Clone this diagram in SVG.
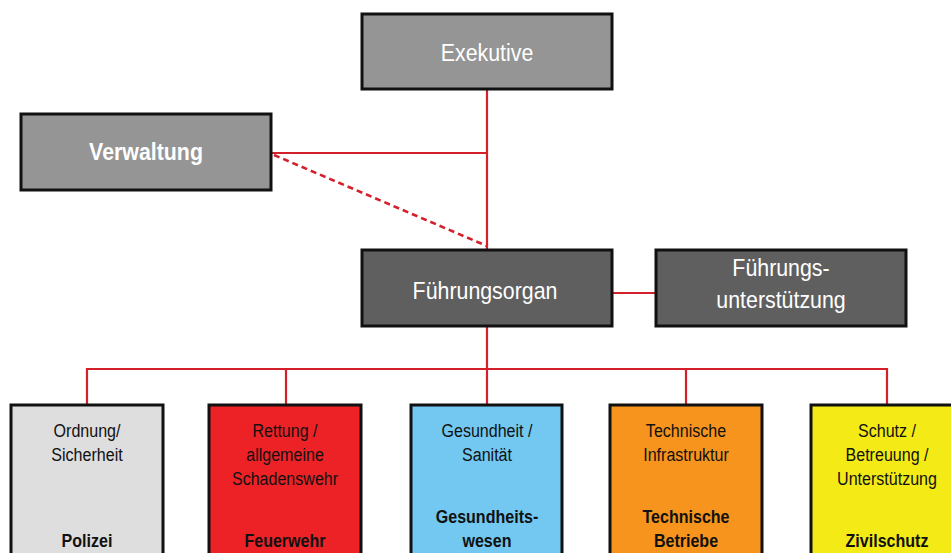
<svg xmlns="http://www.w3.org/2000/svg" width="951" height="553" viewBox="0 0 951 553">
  <style>
    .box { stroke: #111; stroke-width: 3; }
    .top { fill: #959595; }
    .dark { fill: #5f5f5f; }
    .link { stroke: #d4202a; stroke-width: 2.2; fill: none; }
    .dash { stroke-dasharray: 6 4; stroke-width: 2.6; }
    text { font-family: "Liberation Sans", Arial, sans-serif; text-anchor: middle; }
    .lg { font-size: 24px; fill: #fff; }
    .sm { font-size: 19px; fill: #111; }
    .b { font-weight: bold; }
  </style>

  <!-- connectors -->
  <g id="connectors">
    <line class="link" x1="487" y1="89" x2="487" y2="250"/>
    <line class="link" x1="272" y1="153" x2="487" y2="153"/>
    <line class="link dash" x1="274" y1="155" x2="487" y2="246"/>
    <line class="link" x1="612" y1="293" x2="656" y2="293"/>
    <line class="link" x1="487" y1="326" x2="487" y2="405"/>
    <line class="link" x1="86" y1="369" x2="888" y2="369"/>
    <line class="link" x1="87" y1="368" x2="87" y2="405"/>
    <line class="link" x1="286" y1="368" x2="286" y2="405"/>
    <line class="link" x1="686" y1="368" x2="686" y2="405"/>
    <line class="link" x1="887" y1="368" x2="887" y2="405"/>
  </g>

  <g id="exekutive">
    <rect class="box top" x="362" y="14" width="250" height="75"/>
    <g transform="translate(487,0) scale(0.89,1)">
      <text class="lg" x="0" y="61">Exekutive</text>
    </g>
  </g>

  <g id="verwaltung">
    <rect class="box top" x="21" y="114" width="250" height="76"/>
    <g transform="translate(146,0) scale(0.89,1)">
      <text class="lg b" x="0" y="160">Verwaltung</text>
    </g>
  </g>

  <g id="fuehrungsorgan">
    <rect class="box dark" x="362" y="250" width="250" height="76"/>
    <g transform="translate(485,0) scale(0.89,1)">
      <text class="lg" x="0" y="299">Führungsorgan</text>
    </g>
  </g>

  <g id="fuehrungsunterstuetzung">
    <rect class="box dark" x="656" y="250" width="250" height="76"/>
    <g transform="translate(781,0) scale(0.89,1)">
      <text class="lg" x="0" y="276">Führungs-</text>
      <text class="lg" x="0" y="308">unterstützung</text>
    </g>
  </g>

  <g id="polizei">
    <rect class="box" fill="#dedede" x="11" y="405" width="152" height="160"/>
    <g transform="translate(87,0) scale(0.845,1)">
      <text class="sm" x="0" y="437">Ordnung/</text>
      <text class="sm" x="0" y="461">Sicherheit</text>
      <text class="sm b" x="0" y="547">Polizei</text>
    </g>
  </g>

  <g id="feuerwehr">
    <rect class="box" fill="#ec2227" x="209" y="405" width="152" height="160"/>
    <g transform="translate(285,0) scale(0.845,1)">
      <text class="sm" x="0" y="437">Rettung /</text>
      <text class="sm" x="0" y="461">allgemeine</text>
      <text class="sm" x="0" y="485">Schadenswehr</text>
      <text class="sm b" x="0" y="547">Feuerwehr</text>
    </g>
  </g>

  <g id="gesundheitswesen">
    <rect class="box" fill="#72c8f0" x="411" y="405" width="151" height="160"/>
    <g transform="translate(487,0) scale(0.845,1)">
      <text class="sm" x="0" y="437">Gesundheit /</text>
      <text class="sm" x="0" y="461">Sanität</text>
      <text class="sm b" x="0" y="523">Gesundheits-</text>
      <text class="sm b" x="0" y="547">wesen</text>
    </g>
  </g>

  <g id="technische-betriebe">
    <rect class="box" fill="#f7941d" x="610" y="405" width="152" height="160"/>
    <g transform="translate(686,0) scale(0.845,1)">
      <text class="sm" x="0" y="437">Technische</text>
      <text class="sm" x="0" y="461">Infrastruktur</text>
      <text class="sm b" x="0" y="523">Technische</text>
      <text class="sm b" x="0" y="547">Betriebe</text>
    </g>
  </g>

  <g id="zivilschutz">
    <rect class="box" fill="#f4eb16" x="811" y="405" width="152" height="160"/>
    <g transform="translate(887,0) scale(0.845,1)">
      <text class="sm" x="0" y="437">Schutz /</text>
      <text class="sm" x="0" y="461">Betreuung /</text>
      <text class="sm" x="0" y="485">Unterstützung</text>
      <text class="sm b" x="0" y="547">Zivilschutz</text>
    </g>
  </g>
</svg>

============

INSTRUCTIONS TO FOLLOW → Transcribe the material exactly, leaving every picture out.

CORRECT ANSWER →
Clone this diagram in SVG.
<svg xmlns="http://www.w3.org/2000/svg" width="951" height="553" viewBox="0 0 951 553">
  <style>
    .box { stroke: #111; stroke-width: 3; }
    .top { fill: #959595; }
    .dark { fill: #5f5f5f; }
    .link { stroke: #d4202a; stroke-width: 2.2; fill: none; }
    .dash { stroke-dasharray: 6 4; stroke-width: 2.6; }
    text { font-family: "Liberation Sans", Arial, sans-serif; text-anchor: middle; }
    .lg { font-size: 24px; fill: #fff; }
    .sm { font-size: 19px; fill: #111; }
    .b { font-weight: bold; }
  </style>

  <!-- connectors -->
  <g id="connectors">
    <line class="link" x1="487" y1="89" x2="487" y2="250"/>
    <line class="link" x1="272" y1="153" x2="487" y2="153"/>
    <line class="link dash" x1="274" y1="155" x2="487" y2="246"/>
    <line class="link" x1="612" y1="293" x2="656" y2="293"/>
    <line class="link" x1="487" y1="326" x2="487" y2="405"/>
    <line class="link" x1="86" y1="369" x2="888" y2="369"/>
    <line class="link" x1="87" y1="368" x2="87" y2="405"/>
    <line class="link" x1="286" y1="368" x2="286" y2="405"/>
    <line class="link" x1="686" y1="368" x2="686" y2="405"/>
    <line class="link" x1="887" y1="368" x2="887" y2="405"/>
  </g>

  <g id="exekutive">
    <rect class="box top" x="362" y="14" width="250" height="75"/>
    <g transform="translate(487,0) scale(0.89,1)">
      <text class="lg" x="0" y="61">Exekutive</text>
    </g>
  </g>

  <g id="verwaltung">
    <rect class="box top" x="21" y="114" width="250" height="76"/>
    <g transform="translate(146,0) scale(0.89,1)">
      <text class="lg b" x="0" y="160">Verwaltung</text>
    </g>
  </g>

  <g id="fuehrungsorgan">
    <rect class="box dark" x="362" y="250" width="250" height="76"/>
    <g transform="translate(485,0) scale(0.89,1)">
      <text class="lg" x="0" y="299">Führungsorgan</text>
    </g>
  </g>

  <g id="fuehrungsunterstuetzung">
    <rect class="box dark" x="656" y="250" width="250" height="76"/>
    <g transform="translate(781,0) scale(0.89,1)">
      <text class="lg" x="0" y="276">Führungs-</text>
      <text class="lg" x="0" y="308">unterstützung</text>
    </g>
  </g>

  <g id="polizei">
    <rect class="box" fill="#dedede" x="11" y="405" width="152" height="160"/>
    <g transform="translate(87,0) scale(0.845,1)">
      <text class="sm" x="0" y="437">Ordnung/</text>
      <text class="sm" x="0" y="461">Sicherheit</text>
      <text class="sm b" x="0" y="547">Polizei</text>
    </g>
  </g>

  <g id="feuerwehr">
    <rect class="box" fill="#ec2227" x="209" y="405" width="152" height="160"/>
    <g transform="translate(285,0) scale(0.845,1)">
      <text class="sm" x="0" y="437">Rettung /</text>
      <text class="sm" x="0" y="461">allgemeine</text>
      <text class="sm" x="0" y="485">Schadenswehr</text>
      <text class="sm b" x="0" y="547">Feuerwehr</text>
    </g>
  </g>

  <g id="gesundheitswesen">
    <rect class="box" fill="#72c8f0" x="411" y="405" width="151" height="160"/>
    <g transform="translate(487,0) scale(0.845,1)">
      <text class="sm" x="0" y="437">Gesundheit /</text>
      <text class="sm" x="0" y="461">Sanität</text>
      <text class="sm b" x="0" y="523">Gesundheits-</text>
      <text class="sm b" x="0" y="547">wesen</text>
    </g>
  </g>

  <g id="technische-betriebe">
    <rect class="box" fill="#f7941d" x="610" y="405" width="152" height="160"/>
    <g transform="translate(686,0) scale(0.845,1)">
      <text class="sm" x="0" y="437">Technische</text>
      <text class="sm" x="0" y="461">Infrastruktur</text>
      <text class="sm b" x="0" y="523">Technische</text>
      <text class="sm b" x="0" y="547">Betriebe</text>
    </g>
  </g>

  <g id="zivilschutz">
    <rect class="box" fill="#f4eb16" x="811" y="405" width="152" height="160"/>
    <g transform="translate(887,0) scale(0.845,1)">
      <text class="sm" x="0" y="437">Schutz /</text>
      <text class="sm" x="0" y="461">Betreuung /</text>
      <text class="sm" x="0" y="485">Unterstützung</text>
      <text class="sm b" x="0" y="547">Zivilschutz</text>
    </g>
  </g>
</svg>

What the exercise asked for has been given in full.